## PROVIDED MATERIAL
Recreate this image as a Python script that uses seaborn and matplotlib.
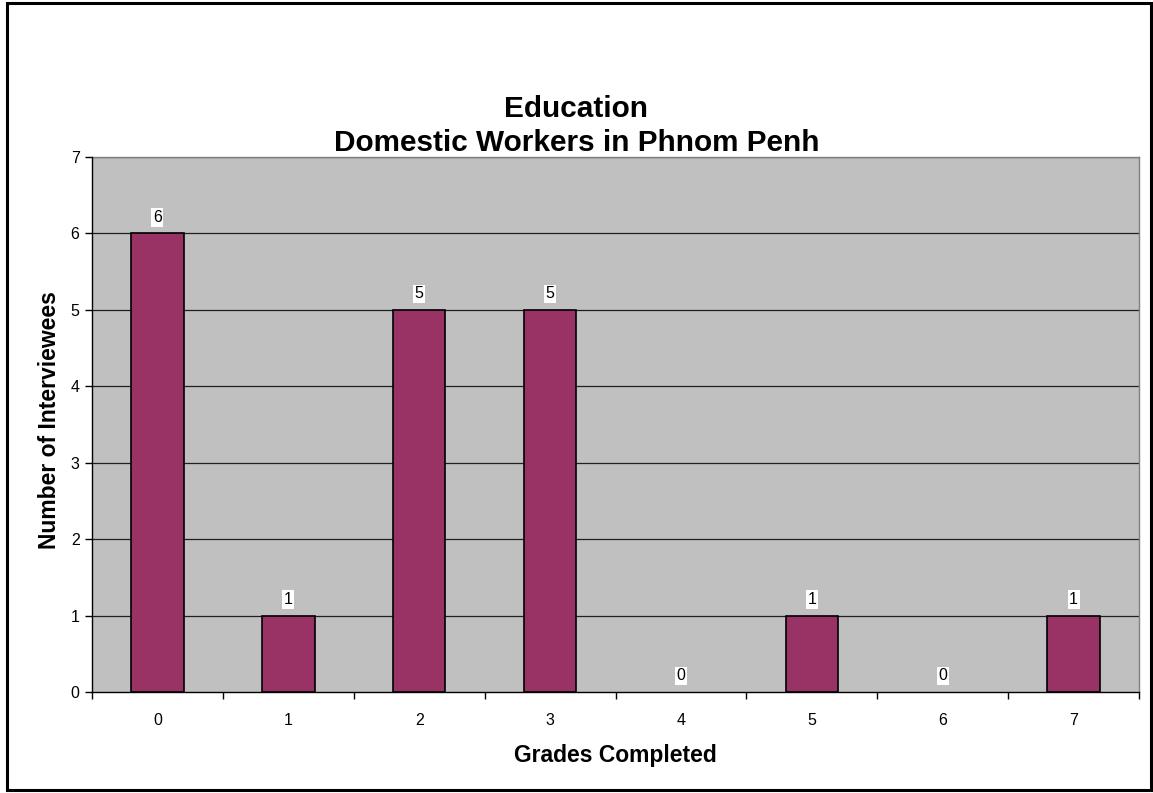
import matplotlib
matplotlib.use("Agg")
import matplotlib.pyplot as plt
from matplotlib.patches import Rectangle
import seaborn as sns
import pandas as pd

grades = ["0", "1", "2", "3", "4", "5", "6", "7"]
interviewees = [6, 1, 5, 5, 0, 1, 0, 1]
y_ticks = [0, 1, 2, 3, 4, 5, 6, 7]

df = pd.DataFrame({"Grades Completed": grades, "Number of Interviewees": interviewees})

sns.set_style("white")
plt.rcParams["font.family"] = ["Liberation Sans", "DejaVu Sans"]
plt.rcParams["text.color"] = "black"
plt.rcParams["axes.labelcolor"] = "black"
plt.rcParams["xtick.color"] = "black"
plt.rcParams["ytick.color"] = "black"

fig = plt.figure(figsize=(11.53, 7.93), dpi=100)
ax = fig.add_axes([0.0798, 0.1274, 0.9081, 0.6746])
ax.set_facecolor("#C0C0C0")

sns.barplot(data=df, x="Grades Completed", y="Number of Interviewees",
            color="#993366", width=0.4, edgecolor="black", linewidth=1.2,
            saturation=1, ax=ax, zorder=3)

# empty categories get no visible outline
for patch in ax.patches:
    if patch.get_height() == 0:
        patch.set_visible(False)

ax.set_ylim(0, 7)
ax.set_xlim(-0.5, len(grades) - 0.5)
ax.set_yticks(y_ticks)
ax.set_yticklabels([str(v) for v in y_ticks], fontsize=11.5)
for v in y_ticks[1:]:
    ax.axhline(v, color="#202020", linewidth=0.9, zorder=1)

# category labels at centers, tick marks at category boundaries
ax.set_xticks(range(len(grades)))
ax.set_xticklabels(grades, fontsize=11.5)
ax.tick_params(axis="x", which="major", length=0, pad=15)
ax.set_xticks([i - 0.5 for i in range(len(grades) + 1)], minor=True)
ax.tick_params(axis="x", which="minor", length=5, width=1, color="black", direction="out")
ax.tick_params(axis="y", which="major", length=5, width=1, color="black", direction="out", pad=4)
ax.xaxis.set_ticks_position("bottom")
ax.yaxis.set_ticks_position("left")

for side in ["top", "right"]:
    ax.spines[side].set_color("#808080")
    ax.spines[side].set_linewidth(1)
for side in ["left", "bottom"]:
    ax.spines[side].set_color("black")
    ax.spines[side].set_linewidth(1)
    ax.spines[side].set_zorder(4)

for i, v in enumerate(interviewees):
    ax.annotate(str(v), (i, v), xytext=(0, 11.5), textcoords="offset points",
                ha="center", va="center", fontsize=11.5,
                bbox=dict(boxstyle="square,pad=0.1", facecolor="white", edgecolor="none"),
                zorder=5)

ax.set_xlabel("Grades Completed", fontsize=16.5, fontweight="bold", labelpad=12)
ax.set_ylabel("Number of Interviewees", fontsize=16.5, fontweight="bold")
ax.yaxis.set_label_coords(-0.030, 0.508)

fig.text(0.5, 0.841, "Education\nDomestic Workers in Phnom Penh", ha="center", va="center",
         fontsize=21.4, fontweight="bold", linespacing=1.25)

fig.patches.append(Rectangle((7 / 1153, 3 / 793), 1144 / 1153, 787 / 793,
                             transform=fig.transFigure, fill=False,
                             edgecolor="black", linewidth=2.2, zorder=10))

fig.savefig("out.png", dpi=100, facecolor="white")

## EXERCISE AIM
Output the lines above in full and exactly as given, omitting any pictures.

## TASK ANSWER
Recreate this image as a Python script that uses seaborn and matplotlib.
import matplotlib
matplotlib.use("Agg")
import matplotlib.pyplot as plt
from matplotlib.patches import Rectangle
import seaborn as sns
import pandas as pd

grades = ["0", "1", "2", "3", "4", "5", "6", "7"]
interviewees = [6, 1, 5, 5, 0, 1, 0, 1]
y_ticks = [0, 1, 2, 3, 4, 5, 6, 7]

df = pd.DataFrame({"Grades Completed": grades, "Number of Interviewees": interviewees})

sns.set_style("white")
plt.rcParams["font.family"] = ["Liberation Sans", "DejaVu Sans"]
plt.rcParams["text.color"] = "black"
plt.rcParams["axes.labelcolor"] = "black"
plt.rcParams["xtick.color"] = "black"
plt.rcParams["ytick.color"] = "black"

fig = plt.figure(figsize=(11.53, 7.93), dpi=100)
ax = fig.add_axes([0.0798, 0.1274, 0.9081, 0.6746])
ax.set_facecolor("#C0C0C0")

sns.barplot(data=df, x="Grades Completed", y="Number of Interviewees",
            color="#993366", width=0.4, edgecolor="black", linewidth=1.2,
            saturation=1, ax=ax, zorder=3)

# empty categories get no visible outline
for patch in ax.patches:
    if patch.get_height() == 0:
        patch.set_visible(False)

ax.set_ylim(0, 7)
ax.set_xlim(-0.5, len(grades) - 0.5)
ax.set_yticks(y_ticks)
ax.set_yticklabels([str(v) for v in y_ticks], fontsize=11.5)
for v in y_ticks[1:]:
    ax.axhline(v, color="#202020", linewidth=0.9, zorder=1)

# category labels at centers, tick marks at category boundaries
ax.set_xticks(range(len(grades)))
ax.set_xticklabels(grades, fontsize=11.5)
ax.tick_params(axis="x", which="major", length=0, pad=15)
ax.set_xticks([i - 0.5 for i in range(len(grades) + 1)], minor=True)
ax.tick_params(axis="x", which="minor", length=5, width=1, color="black", direction="out")
ax.tick_params(axis="y", which="major", length=5, width=1, color="black", direction="out", pad=4)
ax.xaxis.set_ticks_position("bottom")
ax.yaxis.set_ticks_position("left")

for side in ["top", "right"]:
    ax.spines[side].set_color("#808080")
    ax.spines[side].set_linewidth(1)
for side in ["left", "bottom"]:
    ax.spines[side].set_color("black")
    ax.spines[side].set_linewidth(1)
    ax.spines[side].set_zorder(4)

for i, v in enumerate(interviewees):
    ax.annotate(str(v), (i, v), xytext=(0, 11.5), textcoords="offset points",
                ha="center", va="center", fontsize=11.5,
                bbox=dict(boxstyle="square,pad=0.1", facecolor="white", edgecolor="none"),
                zorder=5)

ax.set_xlabel("Grades Completed", fontsize=16.5, fontweight="bold", labelpad=12)
ax.set_ylabel("Number of Interviewees", fontsize=16.5, fontweight="bold")
ax.yaxis.set_label_coords(-0.030, 0.508)

fig.text(0.5, 0.841, "Education\nDomestic Workers in Phnom Penh", ha="center", va="center",
         fontsize=21.4, fontweight="bold", linespacing=1.25)

fig.patches.append(Rectangle((7 / 1153, 3 / 793), 1144 / 1153, 787 / 793,
                             transform=fig.transFigure, fill=False,
                             edgecolor="black", linewidth=2.2, zorder=10))

fig.savefig("out.png", dpi=100, facecolor="white")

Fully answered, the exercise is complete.